■ DATA
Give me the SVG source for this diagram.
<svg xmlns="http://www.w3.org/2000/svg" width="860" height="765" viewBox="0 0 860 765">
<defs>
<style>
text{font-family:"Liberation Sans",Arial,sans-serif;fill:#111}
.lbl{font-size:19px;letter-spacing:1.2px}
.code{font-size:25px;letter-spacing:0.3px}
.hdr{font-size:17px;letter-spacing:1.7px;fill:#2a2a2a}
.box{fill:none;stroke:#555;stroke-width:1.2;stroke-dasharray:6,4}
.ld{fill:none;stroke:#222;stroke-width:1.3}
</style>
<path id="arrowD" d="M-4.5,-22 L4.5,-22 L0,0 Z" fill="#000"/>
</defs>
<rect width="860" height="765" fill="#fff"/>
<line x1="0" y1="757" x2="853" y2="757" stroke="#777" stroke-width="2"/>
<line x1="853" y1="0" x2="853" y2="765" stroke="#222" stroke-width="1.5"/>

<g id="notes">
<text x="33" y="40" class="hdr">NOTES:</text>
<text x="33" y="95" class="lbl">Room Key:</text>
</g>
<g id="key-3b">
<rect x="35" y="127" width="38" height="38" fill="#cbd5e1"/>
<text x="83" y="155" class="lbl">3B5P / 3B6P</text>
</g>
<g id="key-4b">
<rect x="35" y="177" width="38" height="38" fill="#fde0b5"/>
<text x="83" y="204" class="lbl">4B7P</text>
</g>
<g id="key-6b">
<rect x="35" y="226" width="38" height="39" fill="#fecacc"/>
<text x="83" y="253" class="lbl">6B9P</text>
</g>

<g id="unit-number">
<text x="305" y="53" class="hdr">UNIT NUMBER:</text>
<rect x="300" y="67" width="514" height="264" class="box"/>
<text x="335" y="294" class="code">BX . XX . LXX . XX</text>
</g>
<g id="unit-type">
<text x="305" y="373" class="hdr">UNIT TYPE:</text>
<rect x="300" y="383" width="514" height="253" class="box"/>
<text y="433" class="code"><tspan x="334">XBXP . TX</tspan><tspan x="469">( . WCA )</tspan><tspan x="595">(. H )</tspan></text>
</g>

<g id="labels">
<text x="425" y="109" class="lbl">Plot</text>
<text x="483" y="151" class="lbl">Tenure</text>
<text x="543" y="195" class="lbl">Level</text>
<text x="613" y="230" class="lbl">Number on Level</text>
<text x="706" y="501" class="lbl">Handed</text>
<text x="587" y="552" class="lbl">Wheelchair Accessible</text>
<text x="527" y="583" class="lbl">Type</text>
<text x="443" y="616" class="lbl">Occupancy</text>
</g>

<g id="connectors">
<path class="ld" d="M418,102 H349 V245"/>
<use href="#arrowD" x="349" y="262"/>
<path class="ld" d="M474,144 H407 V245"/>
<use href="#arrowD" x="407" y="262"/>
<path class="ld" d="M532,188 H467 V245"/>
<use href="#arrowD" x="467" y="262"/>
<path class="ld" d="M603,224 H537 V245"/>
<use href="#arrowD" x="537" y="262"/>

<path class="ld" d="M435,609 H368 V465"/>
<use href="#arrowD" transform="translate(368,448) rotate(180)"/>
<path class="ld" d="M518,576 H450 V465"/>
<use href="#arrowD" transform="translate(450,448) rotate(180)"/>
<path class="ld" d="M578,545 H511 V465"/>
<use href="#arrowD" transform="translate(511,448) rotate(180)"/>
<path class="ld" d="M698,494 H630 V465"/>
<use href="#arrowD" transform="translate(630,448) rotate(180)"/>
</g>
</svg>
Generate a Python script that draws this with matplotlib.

■ WHAT IS BEING ASKED
Retype the listing above in full, with no alterations.

■ THE OUTPUT
Give me the SVG source for this diagram.
<svg xmlns="http://www.w3.org/2000/svg" width="860" height="765" viewBox="0 0 860 765">
<defs>
<style>
text{font-family:"Liberation Sans",Arial,sans-serif;fill:#111}
.lbl{font-size:19px;letter-spacing:1.2px}
.code{font-size:25px;letter-spacing:0.3px}
.hdr{font-size:17px;letter-spacing:1.7px;fill:#2a2a2a}
.box{fill:none;stroke:#555;stroke-width:1.2;stroke-dasharray:6,4}
.ld{fill:none;stroke:#222;stroke-width:1.3}
</style>
<path id="arrowD" d="M-4.5,-22 L4.5,-22 L0,0 Z" fill="#000"/>
</defs>
<rect width="860" height="765" fill="#fff"/>
<line x1="0" y1="757" x2="853" y2="757" stroke="#777" stroke-width="2"/>
<line x1="853" y1="0" x2="853" y2="765" stroke="#222" stroke-width="1.5"/>

<g id="notes">
<text x="33" y="40" class="hdr">NOTES:</text>
<text x="33" y="95" class="lbl">Room Key:</text>
</g>
<g id="key-3b">
<rect x="35" y="127" width="38" height="38" fill="#cbd5e1"/>
<text x="83" y="155" class="lbl">3B5P / 3B6P</text>
</g>
<g id="key-4b">
<rect x="35" y="177" width="38" height="38" fill="#fde0b5"/>
<text x="83" y="204" class="lbl">4B7P</text>
</g>
<g id="key-6b">
<rect x="35" y="226" width="38" height="39" fill="#fecacc"/>
<text x="83" y="253" class="lbl">6B9P</text>
</g>

<g id="unit-number">
<text x="305" y="53" class="hdr">UNIT NUMBER:</text>
<rect x="300" y="67" width="514" height="264" class="box"/>
<text x="335" y="294" class="code">BX . XX . LXX . XX</text>
</g>
<g id="unit-type">
<text x="305" y="373" class="hdr">UNIT TYPE:</text>
<rect x="300" y="383" width="514" height="253" class="box"/>
<text y="433" class="code"><tspan x="334">XBXP . TX</tspan><tspan x="469">( . WCA )</tspan><tspan x="595">(. H )</tspan></text>
</g>

<g id="labels">
<text x="425" y="109" class="lbl">Plot</text>
<text x="483" y="151" class="lbl">Tenure</text>
<text x="543" y="195" class="lbl">Level</text>
<text x="613" y="230" class="lbl">Number on Level</text>
<text x="706" y="501" class="lbl">Handed</text>
<text x="587" y="552" class="lbl">Wheelchair Accessible</text>
<text x="527" y="583" class="lbl">Type</text>
<text x="443" y="616" class="lbl">Occupancy</text>
</g>

<g id="connectors">
<path class="ld" d="M418,102 H349 V245"/>
<use href="#arrowD" x="349" y="262"/>
<path class="ld" d="M474,144 H407 V245"/>
<use href="#arrowD" x="407" y="262"/>
<path class="ld" d="M532,188 H467 V245"/>
<use href="#arrowD" x="467" y="262"/>
<path class="ld" d="M603,224 H537 V245"/>
<use href="#arrowD" x="537" y="262"/>

<path class="ld" d="M435,609 H368 V465"/>
<use href="#arrowD" transform="translate(368,448) rotate(180)"/>
<path class="ld" d="M518,576 H450 V465"/>
<use href="#arrowD" transform="translate(450,448) rotate(180)"/>
<path class="ld" d="M578,545 H511 V465"/>
<use href="#arrowD" transform="translate(511,448) rotate(180)"/>
<path class="ld" d="M698,494 H630 V465"/>
<use href="#arrowD" transform="translate(630,448) rotate(180)"/>
</g>
</svg>
Generate a Python script that draws this with matplotlib.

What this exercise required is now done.